| Thank you for saying what I came here to say. Let's look at two scenarios: They both involve a show that 100k people want to watch, but 20k of those people can't/won't watch it using the methods legally provided. (Fuzzy/simple math to illustrate the point.) In scenario one, those 20k pirate the show instead. This means that the known demand for the show is 100k viewers, 80k using legal distribution, 20k using illegal distribution. In scenario two (what Marco proposes), the 20k simply don't watch it at all. In that case, the known demand for the show is 80k viewers total, all of which obtained the show legally. In scenario one, the content providers know there are 100k units of demand, 80k of which they are receiving revenue for - which implies 20% of the viewers want the show, but not for its current price/availability. Thus, they have a semi-accurate view of demand. In scenario two, the content providers only know there are 80k units of demand. They don't know that the other 20k users even exist, or are at all interested in the product. They have less usable information, and no change is enacted - if they don't know those 20k exist, their absence can't be noted.

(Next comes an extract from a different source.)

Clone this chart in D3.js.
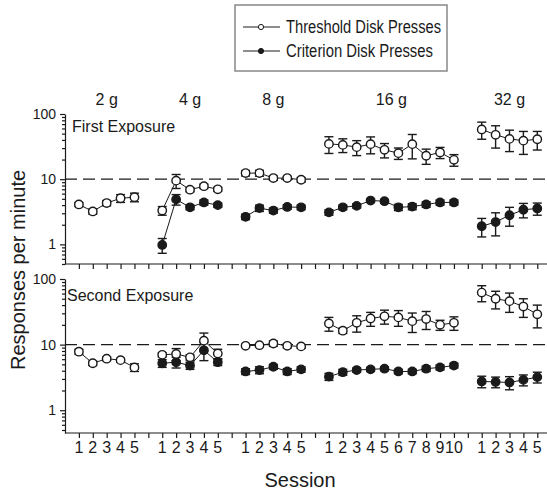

In this case, piracy provides an indicator of unfulfilled demand, whereas abstaining from piracy provides no feedback whatsoever. I think the concept of "protest via absence" in this situation isn't going to do anything useful. |
Only if the content providers actually treat it as an indicator of unfilled demand. They're not; they're treating it as an indicator of criminal behavior.
If piracy is an indicator of unfilled demand, the correct response is to fill the demand by changing your method of distribution. It's not to sue people and try to buy ever more draconian government enforcement.